Todo dependía de la Anciana Azul, la última hembra de Petroica traversi, una especie de ave de Nueva Zelanda de la que, para 1980, quedaban solo cinco individuos. Las petroicas estaban por desaparecer, y los conservacionistas le apostaron todo a una idea desesperada. Habiendo notado que la Anciana Azul empujaba algunos huevos a las orillas del nido, decidieron acercarlos al centro para que recibieran más calor y lograran eclosionar. La operación fue un éxito y para 2022 se contabilizaban alrededor de 300 ejemplares: el ave se había salvado. O eso creímos.
Los huevos en las orillas no eran viables, las petroicas los alejaban por una razón: acercarlos al centro provocaba nacimientos de individuos que reproducían anomalías. Además, las nuevas poblaciones de petroicas que fueron reubicadas exceden hoy en día el potencial de su hábitat, y el limitado número de sus últimos progenitores produce riesgos endogámicos. Podría parecer que la petroica sobrevivió, pero también podemos pensar que se trata de una nueva especie, domesticada e inadaptada a su nuevo entorno, cuya destrucción, causada un siglo antes por la introducción de ratas y gatos, no fue reparada.
Elegí este caso como analogía para ejemplificar la tesis del libro Los peligros de las medidas que los economistas aconsejan a los políticos, donde el economista y premio Nobel Daron Acemoglu plantea la necesidad de incluir en los modelos económicos las consecuencias de las reformas económicas en los equilibrios políticos. Aquello que para la teoría es una distorsión del mercado (desde los sindicatos y el salario mínimo hasta el proteccionismo arancelario), para una sociedad puede significar el mantenimiento de un estado normal de las cosas que, al ser modificado, pone en peligro las coaliciones políticas que lo sustentan.
Aunque en México contamos con una larga tradición de escepticismo frente a las recetas económicas, aún es común insistir en la ortodoxia de los libros de texto como vía comprobada, científica y “objetiva” para analizar y juzgar las acciones de los gobiernos en materia económica. Los números no mienten, nos dicen, mientras reprueban los procedimientos que a todas luces “obedecen más a ideologías que a la evidencia”. Pero la ideología debe ser considerada a la hora de hacer los números, porque lo que vivimos en la realidad se parece más a los ecosistemas que a las fórmulas matemáticas, donde las emociones, las promesas y los acuerdos pesan tanto como las tasas de interés o la deuda pública, y donde cambiar una cosa modifica la otra.

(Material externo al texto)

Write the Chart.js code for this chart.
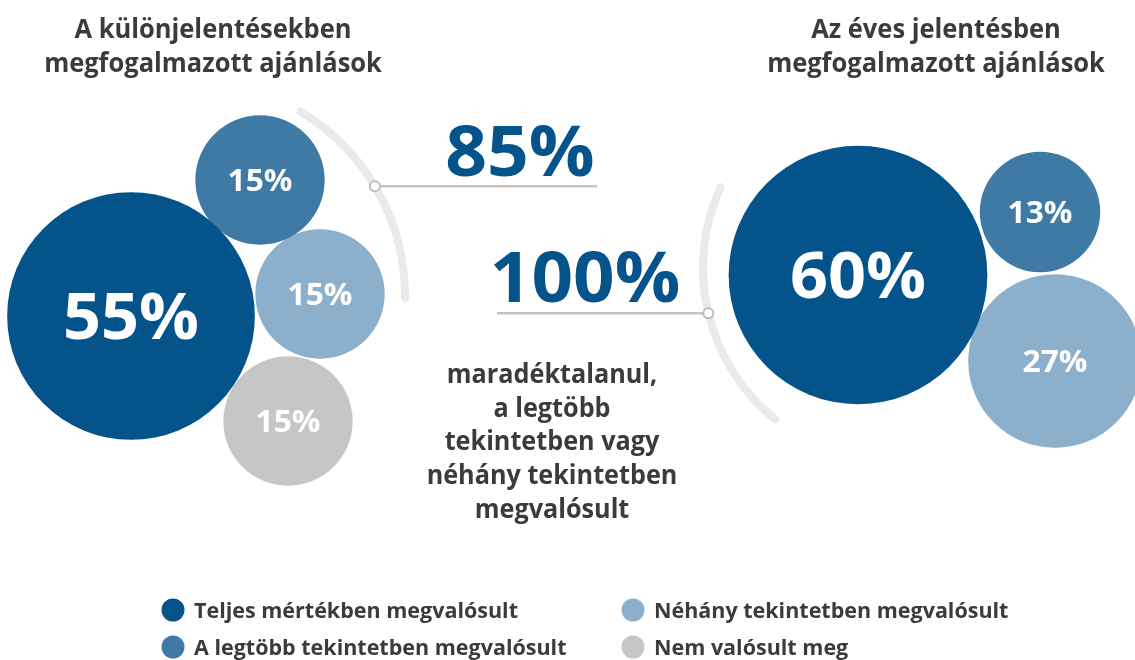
<!DOCTYPE html>
<html><head><meta charset="utf-8">
<script src="https://cdn.jsdelivr.net/npm/chart.js@4.4.1/dist/chart.umd.min.js"></script>
<style>html,body{margin:0;padding:0;background:#fff;overflow:hidden}canvas{display:block}</style>
</head><body><canvas id="c" width="1135" height="660"></canvas>
<script>
// ---------- DATA ----------
const categories = ['Teljes mértékben megvalósult', 'A legtöbb tekintetben megvalósult', 'Néhány tekintetben megvalósult', 'Nem valósult meg'];
const groupTitles = [['A különjelentésekben', 'megfogalmazott ajánlások'], ['Az éves jelentésben', 'megfogalmazott ajánlások']];
const specialValues = [55, 15, 15, 15];   // különjelentések (%)
const annualValues = [60, 13, 27, 0];     // éves jelentés (%)
const summaryValues = [85, 100];          // összesített arány (%)
const summaryNote = ['maradéktalanul,', 'a legtöbb', 'tekintetben vagy', 'néhány tekintetben', 'megvalósult'];

// ---------- STYLE / LAYOUT ----------
const colors = ['#04538a', '#3e7aa4', '#8cb0cb', '#c6c6c8'];
const textColor = '#3b3b3d';
const FONT = '"Open Sans", "Noto Sans", sans-serif';
const K = 16.7; // bubble radius = K * sqrt(value)
const layoutSpecial = [[131, 316], [260, 180], [320, 294], [288, 421]];
const layoutAnnual = [[858, 275], [1040, 212], [1055, 361], [0, 0]];

const datasets = categories.map((cat, i) => {
  const pts = [];
  [[specialValues, layoutSpecial], [annualValues, layoutAnnual]].forEach(([vals, lay]) => {
    if (vals[i] > 0) pts.push({ x: lay[i][0], y: lay[i][1], r: K * Math.sqrt(vals[i]), v: vals[i] });
  });
  return { label: cat, data: pts, backgroundColor: colors[i], borderWidth: 0, hoverBorderWidth: 0, clip: false };
});

function txt(ctx, s, x, y, size, color, align, squeeze) {
  ctx.save();
  ctx.font = '700 ' + size + 'px ' + FONT;
  ctx.fillStyle = color;
  ctx.textBaseline = 'alphabetic';
  const w = ctx.measureText(s).width * squeeze;
  let x0 = x;
  if (align === 'center') x0 = x - w / 2;
  ctx.translate(x0, y);
  ctx.scale(squeeze, 1);
  ctx.textAlign = 'left';
  ctx.fillText(s, 0, 0);
  ctx.restore();
}

const decor = {
  id: 'decor',
  beforeDatasetsDraw(chart) {
    const ctx = chart.ctx;
    const sx = chart.scales.x, sy = chart.scales.y;
    const P = (x, y) => [sx.getPixelForValue(x), sy.getPixelForValue(y)];
    ctx.save();
    ctx.strokeStyle = '#e8eaec';
    ctx.lineWidth = 8;
    ctx.lineCap = 'round';
    const deg = Math.PI / 180;
    // left arc
    let c = P(190, 296);
    ctx.beginPath(); ctx.arc(c[0], c[1], 215, -59 * deg, 0.5 * deg); ctx.stroke();
    const n1 = [c[0] + 215 * Math.cos(-30.7 * deg), c[1] + 215 * Math.sin(-30.7 * deg)];
    // right arc
    c = P(898, 268);
    ctx.beginPath(); ctx.arc(c[0], c[1], 195, 129 * deg, 204.5 * deg); ctx.stroke();
    const n2 = [c[0] + 195 * Math.cos(166.6 * deg), c[1] + 195 * Math.sin(166.6 * deg)];
    // connectors
    ctx.strokeStyle = '#c4c4c4';
    ctx.lineWidth = 2.5;
    ctx.lineCap = 'butt';
    ctx.beginPath(); ctx.moveTo(n1[0], n1[1]); ctx.lineTo(sx.getPixelForValue(597), n1[1]); ctx.stroke();
    ctx.beginPath(); ctx.moveTo(sx.getPixelForValue(497), n2[1]); ctx.lineTo(n2[0], n2[1]); ctx.stroke();
    [n1, n2].forEach(n => {
      ctx.beginPath(); ctx.arc(n[0], n[1], 5, 0, 2 * Math.PI);
      ctx.fillStyle = '#fff'; ctx.fill();
      ctx.strokeStyle = '#bdbdbd'; ctx.lineWidth = 2; ctx.stroke();
    });
    ctx.restore();
  },
  afterDatasetsDraw(chart) {
    const ctx = chart.ctx;
    chart.data.datasets.forEach((ds, di) => {
      chart.getDatasetMeta(di).data.forEach((el, j) => {
        const v = ds.data[j].v;
        const big = ds.data[j].r > 100;
        const size = big ? 64 : 30;
        txt(ctx, v + '%', el.x, el.y + size * 0.714 / 2, size, '#ffffff', 'center', big ? 1.04 : 1.06);
      });
    });
  },
  afterDraw(chart) {
    const ctx = chart.ctx;
    // titles
    txt(ctx, groupTitles[0][0], 213, 38, 26, textColor, 'center', 0.98);
    txt(ctx, groupTitles[0][1], 213, 72, 26, textColor, 'center', 0.98);
    txt(ctx, groupTitles[1][0], 936, 38, 26, textColor, 'center', 0.98);
    txt(ctx, groupTitles[1][1], 936, 72, 26, textColor, 'center', 0.98);
    // summary numbers
    txt(ctx, summaryValues[0] + '%', 520, 176, 69, colors[0], 'center', 1.06);
    txt(ctx, summaryValues[1] + '%', 585, 302, 70, colors[0], 'center', 1.04);
    // note
    summaryNote.forEach((s, i) => txt(ctx, s, 552, 383 + i * 33.7, 26, textColor, 'center', 0.97));
    // legend
    const lx = [173, 633], ly = [610, 647];
    categories.forEach((cat, i) => {
      const col = i < 2 ? 0 : 1, row = i % 2;
      ctx.beginPath(); ctx.arc(lx[col], ly[row], 11.5, 0, 2 * Math.PI);
      ctx.fillStyle = colors[i]; ctx.fill();
      txt(ctx, cat, lx[col] + 21, ly[row] + 8, 21.5, textColor, 'left', 1.0);
    });
  }
};

new Chart(document.getElementById('c'), {
  type: 'bubble',
  data: { datasets },
  options: {
    responsive: false,
    animation: false,
    devicePixelRatio: 1,
    layout: { padding: 0, autoPadding: false },
    events: [],
    scales: {
      x: { type: 'linear', display: false, min: 0, max: 1135 },
      y: { type: 'linear', display: false, min: 0, max: 660, reverse: true }
    },
    plugins: { legend: { display: false }, tooltip: { enabled: false } }
  },
  plugins: [decor]
});
</script>
</body></html>
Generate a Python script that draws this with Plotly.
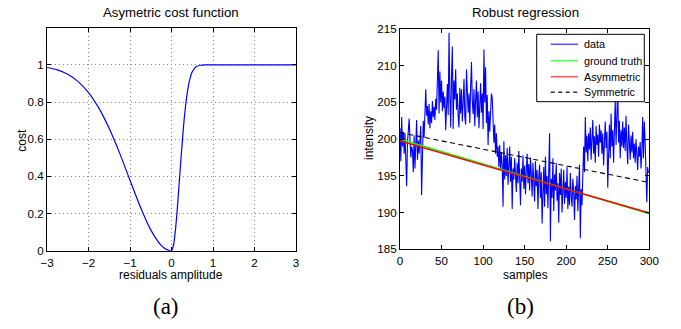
import plotly.graph_objects as go

# ---- (a) asymmetric cost function ----
cost_x = [-3.0, -2.75, -2.5, -2.25, -2.0, -1.75, -1.5, -1.25, -1.0, -0.75, -0.5, -0.25, -0.125,
          0.0, 0.05, 0.1, 0.15, 0.2, 0.25, 0.3, 0.35, 0.4, 0.45, 0.5, 0.6, 0.7, 0.8, 1.0,
          1.5, 2.0, 2.5, 3.0]
cost_y = [0.986, 0.973, 0.949, 0.910, 0.851, 0.767, 0.657, 0.525, 0.379, 0.235, 0.112, 0.029, 0.007,
          0.0, 0.032, 0.123, 0.256, 0.409, 0.56, 0.694, 0.80, 0.878, 0.93, 0.963, 0.991, 0.998, 1.0, 1.0,
          1.0, 1.0, 1.0, 1.0]

# ---- (b) robust regression ----
data_y = [
    201.5, 197.0, 203.0, 199.0, 201.0, 198.0, 200.8, 196.5, 193.6, 199.5,
    202.2, 202.8, 200.0, 197.5, 199.0, 198.5, 195.5, 200.5, 196.0, 199.2,
    202.6, 197.2, 199.8, 198.0, 200.6, 201.8, 192.4, 199.0, 202.5, 200.2,
    203.0, 206.8, 203.2, 204.5, 202.0, 204.8, 201.5, 203.8, 202.2, 205.2,
    203.0, 204.4, 202.6, 205.5, 204.0, 207.8, 212.1, 203.5, 209.2, 205.0,
    208.0, 203.8, 206.5, 204.2, 205.8, 201.2, 205.6, 207.5, 203.3, 214.5,
    206.0, 201.6, 208.5, 212.6, 201.4, 208.0, 205.4, 209.5, 204.0, 206.2,
    203.2, 201.6, 207.0, 203.5, 206.8, 202.4, 205.0, 208.2, 203.0, 202.0,
    209.5, 205.0, 203.6, 206.2, 202.2, 207.0, 210.5, 205.2, 203.4, 206.8,
    201.8, 205.3, 208.0, 203.0, 206.5, 201.5, 204.0, 207.6, 203.6, 206.2,
    201.4, 212.2, 205.0, 209.8, 202.2, 206.0, 199.2, 203.8, 201.0, 203.5,
    206.2, 205.6, 203.5, 199.5, 202.0, 198.0, 200.8, 197.6, 199.0, 196.2,
    199.2, 195.8, 198.2, 196.4, 190.8, 199.7, 194.5, 197.8, 195.0, 198.8,
    193.8, 196.5, 199.0, 194.2, 197.6, 190.5, 196.0, 194.5, 197.4, 195.2,
    192.8, 196.8, 194.0, 198.4, 195.6, 191.0, 196.0, 194.2, 197.8, 193.2,
    196.4, 192.5, 195.8, 198.0, 194.0, 196.6, 193.0, 197.5, 195.2, 192.2,
    196.8, 194.5, 191.5, 197.0, 193.6, 195.8, 190.5, 194.8, 196.5, 192.0,
    195.5, 188.5, 193.8, 196.2, 190.8, 197.6, 192.5, 195.0, 190.6, 196.0,
    200.8, 186.1, 194.6, 192.0, 197.4, 190.2, 195.2, 193.0, 196.8, 191.6,
    194.0, 188.6, 195.4, 192.4, 196.0, 190.0, 193.6, 195.8, 191.2, 194.2,
    192.0, 196.2, 190.5, 193.5, 191.0, 195.4, 192.2, 190.8, 194.6, 192.8,
    189.0, 193.6, 191.8, 195.0, 190.2, 194.0, 196.5, 186.5, 193.2, 191.0,
    196.8, 199.0, 195.5, 203.0, 198.2, 200.5, 197.0, 200.8, 198.6, 201.6,
    197.2, 199.8, 202.6, 198.0, 200.4, 196.8, 201.8, 199.2, 200.6, 197.6,
    202.0, 199.5, 201.2, 198.0, 200.8, 196.4, 199.6, 202.4, 198.8, 201.0,
    193.4, 200.2, 202.0, 197.4, 203.5, 199.0, 201.2, 196.8, 200.0, 205.4,
    199.2, 203.0, 207.2, 199.5, 202.5, 197.4, 201.2, 199.0, 202.4, 198.8,
    201.6, 198.4, 203.2, 199.0, 196.6, 202.0, 199.4, 197.2, 200.5, 198.2,
    201.0, 197.4, 199.4, 196.8, 200.0, 198.2, 195.8, 199.0, 197.6, 199.6,
    196.0, 198.2, 203.0, 197.4, 202.4, 199.6, 194.0, 191.4, 196.2, 195.4,
]
data_x = list(range(len(data_y)))

fit_x = [0, 300]
truth_y = [200.0, 189.85]
asym_y = [199.75, 189.95]
sym_y = [200.9, 194.1]

series_names = ["data", "ground truth", "Asymmetric", "Symmetric"]
series_colors = ["#0000ff", "#00ff00", "#ff0000", "black"]
legend_colors = ["#5a5aff", "#55ff55", "#ff5a5a", "#333333"]
series_dash = ["solid", "solid", "solid", "5px,3.5px"]
series_width = [1.1, 1.5, 1.5, 1.1]

FONT = "Liberation Sans, Arial, sans-serif"
SERIF = "Liberation Serif, Times New Roman, serif"
W, H = 681, 329

fig = go.Figure()
fig.add_trace(go.Scatter(x=cost_x, y=cost_y, mode="lines",
                         line=dict(color="#0000ff", width=1.2, shape="spline", smoothing=0.6),
                         xaxis="x", yaxis="y", showlegend=False))
for xs, ys, i in [(data_x, data_y, 0), (fit_x, truth_y, 1), (fit_x, asym_y, 2), (fit_x, sym_y, 3)]:
    fig.add_trace(go.Scatter(x=xs, y=ys, mode="lines", name=series_names[i],
                             line=dict(color=series_colors[i], width=series_width[i], dash=series_dash[i]),
                             xaxis="x2", yaxis="y2", showlegend=False))

axcommon = dict(showline=True, linecolor="black", linewidth=1, mirror="ticks", ticks="inside", ticklen=4,
                tickcolor="black", tickfont=dict(family=FONT, size=11.6, color="black"), zeroline=False,
                automargin=False)
gridstyle = dict(showgrid=True, gridcolor="#8c8c8c", griddash="1px,3px", gridwidth=1)


def px(x):
    return x / W


def py(y):
    return 1 - y / H


annotations = [
    dict(text="Asymetric cost function", x=px(171), y=py(13), size=13.2, family=FONT),
    dict(text="Robust regression", x=px(525), y=py(13), size=13.2, family=FONT),
    dict(text="residuals amplitude", x=px(171), y=py(275), size=12, family=FONT),
    dict(text="samples", x=px(525), y=py(275), size=12, family=FONT),
    dict(text="(a)", x=px(166), y=py(306), size=23, family=SERIF),
    dict(text="(b)", x=px(520), y=py(306), size=23, family=SERIF),
]
ann = [dict(text=a["text"], x=a["x"], y=a["y"], xref="paper", yref="paper", showarrow=False,
            xanchor="center", yanchor="middle", font=dict(family=a["family"], size=a["size"], color="black"))
       for a in annotations]
ann.append(dict(text="cost", x=px(21.7), y=py(140), xref="paper", yref="paper", showarrow=False, textangle=-90,
                xanchor="center", yanchor="middle", font=dict(family=FONT, size=12, color="black")))
ann.append(dict(text="intensity", x=px(369), y=py(138), xref="paper", yref="paper", showarrow=False, textangle=-90,
                xanchor="center", yanchor="middle", font=dict(family=FONT, size=12, color="black")))

# legend box (drawn as in the reference: compact MATLAB-style legend)
shapes = [dict(type="rect", xref="paper", yref="paper", x0=px(536.7), x1=px(644.3), y0=py(101.7), y1=py(34.3),
               line=dict(color="black", width=1), fillcolor="white", layer="above")]
entry_y = [44.3, 60.7, 76.7, 92.3]
for i, name in enumerate(series_names):
    shapes.append(dict(type="line", xref="paper", yref="paper", x0=px(550.7), x1=px(578), y0=py(entry_y[i]),
                       y1=py(entry_y[i]), layer="above",
                       line=dict(color=legend_colors[i], width=1.6,
                                 dash="4px,3.5px" if i == 3 else "solid")))
    ann.append(dict(text=name, x=px(581.5), y=py(entry_y[i]), xref="paper", yref="paper", showarrow=False,
                    xanchor="left", yanchor="middle", font=dict(family=FONT, size=10.8, color="black")))

fig.update_layout(
    width=W, height=H, margin=dict(l=0, r=0, t=0, b=0),
    paper_bgcolor="white", plot_bgcolor="white",
    font=dict(family=FONT, color="black"),
    showlegend=False,
    xaxis=dict(domain=[px(47), px(296)], range=[-3, 3], dtick=1, anchor="y", ticklabelstandoff=1,
               **gridstyle, **axcommon),
    yaxis=dict(domain=[py(250.7), py(27.7)], range=[0, 1.2], tickvals=[0, 0.2, 0.4, 0.6, 0.8, 1.0],
               ticktext=["0", "0.2", "0.4", "0.6", "0.8", "1"], anchor="x", **gridstyle, **axcommon),
    xaxis2=dict(domain=[px(400), px(649.3)], range=[0, 300], dtick=50, showgrid=False, anchor="y2",
                ticklabelstandoff=1, **axcommon),
    yaxis2=dict(domain=[py(249.3), py(29)], range=[185, 215], dtick=5, showgrid=False, anchor="x2", **axcommon),
    annotations=ann,
    shapes=shapes,
)

fig.write_html("out.html", config={"displayModeBar": False},
               post_script="document.body.style.margin='0';document.body.style.overflow='hidden';")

Estudios como el de Acemoglu demuestran —recapitulando una historia bien conocida— que no basta con desactivar o corregir las ineficiencias en los mercados porque éstas constituyen la inextricable interdependencia de la economía y la política local. El libro de Acemoglu está construido de casos en que los gobiernos fallaron por haber “hecho lo correcto”, la mayoría en países de África o Latinoamérica, donde hemos llegado a interiorizar la mentalidad de quienes experimentan con nosotros. Una verdadera solución económica es sistémica y humana, requiere de la colaboración democrática entre sectores y una conversación que, más allá de apelar al “sentido común”, debe aspirar a un sentido en común que interpele los sentimientos de la nación. Si acaso es verdad que la economía es demasiado importante como para dejársela a los economistas, lo mismo es cierto para la política. No perdamos el bosque por los árboles, corregir las causas de los problemas es tan importante como aminorar los síntomas.